Re: fsck -l: fix racing between unlock/unlink and open

[Date Prev][Date Next][Thread Prev][Thread Next][Date Index][Thread Index]

 



On Mon, Apr 18, 2016 at 1:22 PM, Karel Zak <kzak@xxxxxxxxxx> wrote:
>
> On Fri, Apr 08, 2016 at 12:59:29AM +0300, Yuriy M. Kaminskiy wrote:
> > Probably, there are better solutions, but I prefer KISS.
>
> > From fcb97ddcbc336bc8860828c47cdaf21c7b1ca655 Mon Sep 17 00:00:00 2001
> > From: "Yuriy M. Kaminskiy" <yumkam@xxxxxxxxx>
> > Date: Fri, 8 Apr 2016 00:38:56 +0300
> > Subject: [PATCH] fsck: fix racing between unlock/unlink and open
> >
> > Process A     Process B       Process C
> > open()
> > [creates file]
> > lock()
> > [succeed]
> >               open()
> >               [open existing]
> >               lock()...
> > running()
> > close()
> >               [...succeed]
> > unlink()
> >               running()
> >                               open()
> >                               [creates file] {BAD!}
> >                               lock()
> >                               [succeed] {BAD!}
> >                               running() {BAD!}
> >               close()
> >
>
> It would be better to check if the file still exist on the filesystem
> with the same inode number, if not then re-open.

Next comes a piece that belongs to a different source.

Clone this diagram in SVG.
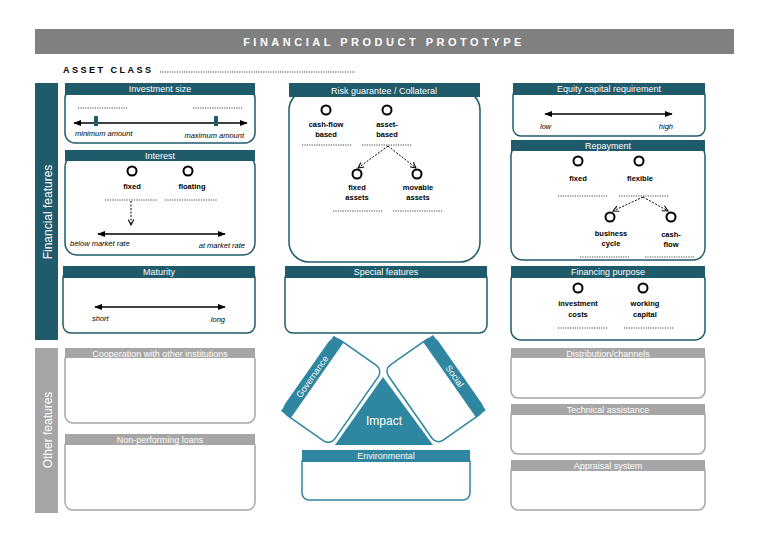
<svg xmlns="http://www.w3.org/2000/svg" width="768" height="543" viewBox="0 0 768 543">
<defs>
<marker id="ah" viewBox="0 0 10 10" refX="9" refY="5" markerWidth="6" markerHeight="6" orient="auto-start-reverse"><path d="M0,1 L10,5 L0,9 z" fill="#000"/></marker>
<marker id="oa" viewBox="0 0 10 10" refX="9" refY="5" markerWidth="7" markerHeight="7" orient="auto"><path d="M1,1 L9,5 L1,9" fill="none" stroke="#000" stroke-width="1.5"/></marker>
</defs>
<style>
text{font-family:"Liberation Sans",Arial,sans-serif}
.box{fill:#fff;stroke:#1f5b6b;stroke-width:1.5}
.gbox{fill:#fff;stroke:#a6a6a6;stroke-width:1.5}
.tbox{fill:#fff;stroke:#2e86a0;stroke-width:1.5}
.hd{fill:#1f5b6b}
.ghd{fill:#a6a6a6}
.ht{fill:#fff;font-size:9px;text-anchor:middle}
.dot{stroke:#444;stroke-width:1;stroke-dasharray:1.2 1.2}
.ln{stroke:#000;stroke-width:1.3}
.da{stroke:#000;stroke-width:1;stroke-dasharray:2 1.5;fill:none}
.c{fill:#fff;stroke:#000;stroke-width:2}
.b{font-size:7.5px;font-weight:bold;text-anchor:middle}
.i{font-size:7.5px;font-style:italic}
</style>
<rect width="768" height="543" fill="#fff"/>
<g id="title"><rect x="35" y="29" width="699" height="25" fill="#808080"/><text x="384" y="46" fill="#fff" font-size="11" font-weight="bold" letter-spacing="3.5" text-anchor="middle">FINANCIAL PRODUCT PROTOTYPE</text></g>
<g id="asset-class"><text x="63" y="73" font-size="9" font-weight="bold" letter-spacing="2.5">ASSET CLASS</text><line class="dot" x1="160" y1="72" x2="355" y2="72"/></g>
<g id="financial-band"><rect x="35" y="83" width="23" height="257" fill="#1f5b6b"/><text transform="translate(52,212) rotate(-90)" fill="#fff" font-size="12" text-anchor="middle">Financial features</text></g>
<g id="other-band"><rect x="35" y="348" width="23" height="165" fill="#a6a6a6"/><text transform="translate(52,430) rotate(-90)" fill="#fff" font-size="12" text-anchor="middle">Other features</text></g>

<g id="investment-size"><rect class="box" x="65" y="88" width="190" height="55" rx="10"/><rect class="hd" x="65" y="83" width="190" height="12"/><text class="ht" x="160" y="92">Investment size</text>
<line class="dot" x1="78" y1="108" x2="128" y2="108"/><line class="dot" x1="193" y1="108" x2="243" y2="108"/>
<line class="ln" x1="74" y1="123" x2="247" y2="123" marker-start="url(#ah)" marker-end="url(#ah)"/>
<rect x="94" y="116" width="4" height="10" fill="#1f5b6b"/><rect x="214" y="116" width="4" height="10" fill="#1f5b6b"/>
<text class="i" x="75" y="136">minimum amount</text><text class="i" x="244" y="138" text-anchor="end">maximum amount</text></g>

<g id="interest"><rect class="box" x="65" y="155" width="190" height="100" rx="12"/><rect class="hd" x="65" y="150" width="190" height="11"/><text class="ht" x="160" y="158.5">Interest</text>
<circle class="c" cx="132" cy="171" r="4.5"/><circle class="c" cx="188" cy="171" r="4.5"/>
<text class="b" x="132" y="189">fixed</text><text class="b" x="192" y="189">floating</text>
<line class="dot" x1="105" y1="200" x2="157" y2="200"/><line class="dot" x1="165" y1="200" x2="217" y2="200"/>
<line class="da" x1="131" y1="201" x2="131" y2="225" marker-end="url(#oa)"/>
<line class="ln" x1="98" y1="234" x2="225" y2="234" marker-start="url(#ah)" marker-end="url(#ah)"/>
<text class="i" x="70" y="246">below market rate</text><text class="i" x="245" y="248" text-anchor="end">at market rate</text></g>

<g id="maturity"><rect class="box" x="63" y="270" width="192" height="63" rx="8"/><rect class="hd" x="63" y="266" width="192" height="12"/><text class="ht" x="159" y="275">Maturity</text>
<line class="ln" x1="95" y1="307" x2="225" y2="307" marker-start="url(#ah)" marker-end="url(#ah)"/>
<text class="i" x="92" y="321">short</text><text class="i" x="225" y="322" text-anchor="end">long</text></g>

<g id="cooperation"><rect class="gbox" x="65" y="352" width="190" height="71" rx="8"/><rect class="ghd" x="65" y="348" width="190" height="10"/><text class="ht" x="160" y="356.5">Cooperation with other institutions</text></g>
<g id="non-performing"><rect class="gbox" x="65" y="438" width="190" height="72" rx="8"/><rect class="ghd" x="65" y="434" width="190" height="11"/><text class="ht" x="160" y="443">Non-performing loans</text></g>

<g id="risk-guarantee"><rect class="box" x="289" y="90" width="191" height="172" rx="20"/><rect class="hd" x="289" y="83" width="191" height="14"/><text class="ht" x="384" y="93.5">Risk guarantee / Collateral</text>
<circle class="c" cx="326" cy="110" r="4.5"/><circle class="c" cx="387" cy="110" r="4.5"/>
<text class="b" x="326" y="127">cash-flow</text><text class="b" x="326" y="137">based</text>
<text class="b" x="387" y="127">asset-</text><text class="b" x="387" y="137">based</text>
<line class="dot" x1="302" y1="145" x2="352" y2="145"/><line class="dot" x1="362" y1="145" x2="412" y2="145"/>
<line class="da" x1="388" y1="146" x2="358" y2="168" marker-end="url(#oa)"/><line class="da" x1="388" y1="146" x2="416" y2="168" marker-end="url(#oa)"/>
<circle class="c" cx="357" cy="174" r="4.5"/><circle class="c" cx="417" cy="174" r="4.5"/>
<text class="b" x="357" y="190">fixed</text><text class="b" x="357" y="200">assets</text>
<text class="b" x="418" y="190">movable</text><text class="b" x="418" y="200">assets</text>
<line class="dot" x1="333" y1="211" x2="383" y2="211"/><line class="dot" x1="393" y1="211" x2="443" y2="211"/></g>

<g id="special-features"><rect class="box" x="285" y="271" width="202" height="62" rx="8"/><rect class="hd" x="285" y="266" width="202" height="12"/><text class="ht" x="386" y="275">Special features</text></g>

<g id="equity"><rect class="box" x="513" y="88" width="192" height="48" rx="8"/><rect class="hd" x="513" y="83" width="192" height="12"/><text class="ht" x="609" y="92">Equity capital requirement</text>
<line class="ln" x1="545" y1="114" x2="672" y2="114" marker-start="url(#ah)" marker-end="url(#ah)"/>
<text class="i" x="540" y="129">low</text><text class="i" x="673" y="129" text-anchor="end">high</text></g>

<g id="repayment"><rect class="box" x="511" y="144" width="194" height="116" rx="12"/><rect class="hd" x="511" y="140" width="194" height="11"/><text class="ht" x="608" y="148.5">Repayment</text>
<circle class="c" cx="578" cy="161" r="4.5"/><circle class="c" cx="639" cy="161" r="4.5"/>
<text class="b" x="578" y="181">fixed</text><text class="b" x="640" y="181">flexible</text>
<line class="dot" x1="558" y1="196" x2="608" y2="196"/><line class="dot" x1="619" y1="196" x2="669" y2="196"/>
<line class="da" x1="643" y1="197" x2="613" y2="211" marker-end="url(#oa)"/><line class="da" x1="643" y1="197" x2="668" y2="211" marker-end="url(#oa)"/>
<circle class="c" cx="610" cy="217" r="4.5"/><circle class="c" cx="671" cy="217" r="4.5"/>
<text class="b" x="611" y="236">business</text><text class="b" x="611" y="246">cycle</text>
<text class="b" x="671" y="237">cash-</text><text class="b" x="671" y="247">flow</text>
<line class="dot" x1="580" y1="257" x2="630" y2="257"/><line class="dot" x1="645" y1="257" x2="695" y2="257"/></g>

<g id="financing-purpose"><rect class="box" x="511" y="270" width="194" height="70" rx="10"/><rect class="hd" x="511" y="266" width="194" height="12"/><text class="ht" x="608" y="275">Financing purpose</text>
<circle class="c" cx="578" cy="288" r="4.5"/><circle class="c" cx="643" cy="288" r="4.5"/>
<text class="b" x="578" y="306">investment</text><text class="b" x="578" y="317">costs</text>
<text class="b" x="645" y="306">working</text><text class="b" x="645" y="317">capital</text>
<line class="dot" x1="558" y1="328" x2="608" y2="328"/><line class="dot" x1="624" y1="328" x2="674" y2="328"/></g>

<g id="distribution"><rect class="gbox" x="511" y="352" width="194" height="46" rx="7"/><rect class="ghd" x="511" y="348" width="194" height="10"/><text class="ht" x="608" y="356.5">Distribution/channels</text></g>
<g id="technical-assistance"><rect class="gbox" x="511" y="408" width="194" height="46" rx="7"/><rect class="ghd" x="511" y="404" width="194" height="11"/><text class="ht" x="608" y="413">Technical assistance</text></g>
<g id="appraisal"><rect class="gbox" x="511" y="464" width="194" height="46" rx="7"/><rect class="ghd" x="511" y="460" width="194" height="11"/><text class="ht" x="608" y="469">Appraisal system</text></g>

<g id="governance" transform="translate(281,411) rotate(-55)"><rect class="tbox" x="0" y="0" width="92" height="60" rx="8"/><rect x="0" y="0" width="92" height="12" fill="#2e86a0"/><text class="ht" x="46" y="9">Governance</text></g>
<g id="social" transform="translate(433,335) rotate(55)"><rect class="tbox" x="0" y="0" width="92" height="60" rx="8"/><rect x="0" y="0" width="92" height="12" fill="#2e86a0"/><text class="ht" x="46" y="9">Social</text></g>
<g id="impact"><polygon points="383,377 335,445 433,445" fill="#2e86a0"/><text x="384" y="425" fill="#fff" font-size="12" text-anchor="middle">Impact</text></g>
<g id="environmental"><rect class="tbox" x="302" y="455" width="168" height="45" rx="7"/><rect x="302" y="450" width="168" height="12" fill="#2e86a0"/><text class="ht" x="386" y="459">Environmental</text></g>
</svg>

It means that on race
> you will create a new lock file. (You have to unlock after unlink.)
> See http://stackoverflow.com/questions/17708885/flock-removing-locked-file-without-race-condition
>
> Simple example:
>
> #include <stdio.h>
> #include <sys/file.h>
> #include <sys/types.h>
> #include <sys/stat.h>
> #include <fcntl.h>
> #include <unistd.h>
> #include <errno.h>
>
> int main(int argc, char **argv)
> {
>         const char *lockpath = "test.lock";
>         int fd;
>         struct stat st_lock, st_file;
>
>         while (1) {
>                 fd = open(lockpath, O_RDONLY|O_CREAT|O_CLOEXEC,
>                                     S_IWUSR|S_IRUSR|S_IRGRP|S_IROTH);
>                 fstat(fd, &st_lock);
>                 flock(fd, LOCK_EX);
>
>                 errno = 0;
>                 if (stat(lockpath, &st_file) == 0 && st_file.st_ino == st_lock.st_ino)
>                         break;
>                 if (errno)
>                         fprintf(stderr, "%d: stat failed: %m\n", getpid());
>                 else
>                         fprintf(stderr, "%d: ignore %lu (fs has:%lu)\n", getpid(), st_lock.st_ino, st_file.st_ino);
>                 close(fd);
>         }
>
>         fprintf(stderr, "%d: -->locked ino: %lu\n", getpid(), st_lock.st_ino);
>         sleep(10);
>         unlink(lockpath);
>         close(fd);
>         return 0;
> }
> See untested fsck patch below. Comments?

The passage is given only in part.